For the CBCT trajectory, the refined estimate needed about one and a half hours, while together with the CMA-ES algorithm it took five and a half hours for the calibration. As such, the estimation was less than 30% of the total runtime; furthermore, this difference was even higher for the arc calibration, where the estimation only contributed 20%.

Further, in contrast to the approaches by Grzeda et al. or Lemammer et al. [18,19], no modification of the CBCT-Device was necessary to estimate the parameters. If the modification of the C-Arm is possible and allowed, the addition of more sensors might be the preferred option.

Removing the dependency on roughly accurate starting parameters comes with the cost of a higher computation time. In the experiments, there was a steep increase in the time when compared to the calibration that had its starting parameters provided by the CBCT device. Still, every projection was optimized separately from one another, and they also independently used the calibration algorithm. Therefore, parallelization was easily implemented.
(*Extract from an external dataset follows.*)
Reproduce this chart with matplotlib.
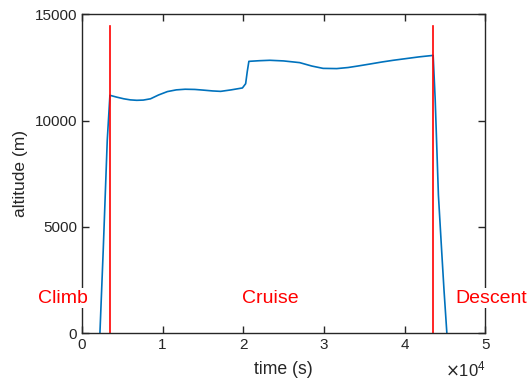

The initial generation of the grid with projections can also be parallelized, but this was not implemented since the data can be saved and reused for the next time the calibration algorithm is run. This is possible as it only depends on the prior image, and the same grid can be used for the calibration of different trajectories around the object.

One caveat are projections where the acquired image and simulation differ too much. This can happen for projections that are too far out of the plane of the original CT trajectory. The acquired projections contain parts of the object that are not in the prior CT because the phantom is larger than the CT volume. This makes it harder to find enough matching feature pairs. Therefore, the noise of the miss-matched features on one projection might outweigh the low count of the correctly matched points on the correct projection; as such, the estimated parameters would then be incorrect. During the development, it became evident that the parameters like the ratio of Lowe’s ratio test had a high impact on how far the projections would be miscalibrated. Further exploration of the different parameter combinations, or other ways through which to filter out wrong matches, might improve this algorithm. The filtering system for matched feature points could also be replaced with the one used by Yang et al. [11] in their calibration algorithm.

More development should be conducted to reduce the runtime. The implementation relies heavily on the CPU, but the graphic card could reduce the needed computation time drastically, since graphic cards are designed for parallel computing.

5. Conclusions

In conclusion, this paper presents an algorithm that is able to roughly calibrate a trajectory without initial parameters, and it is accurate enough for state-of-the-art algorithms to further refine the produced image, as demonstrated when using CMA-ES with NGI and the FORCASTER algorithm.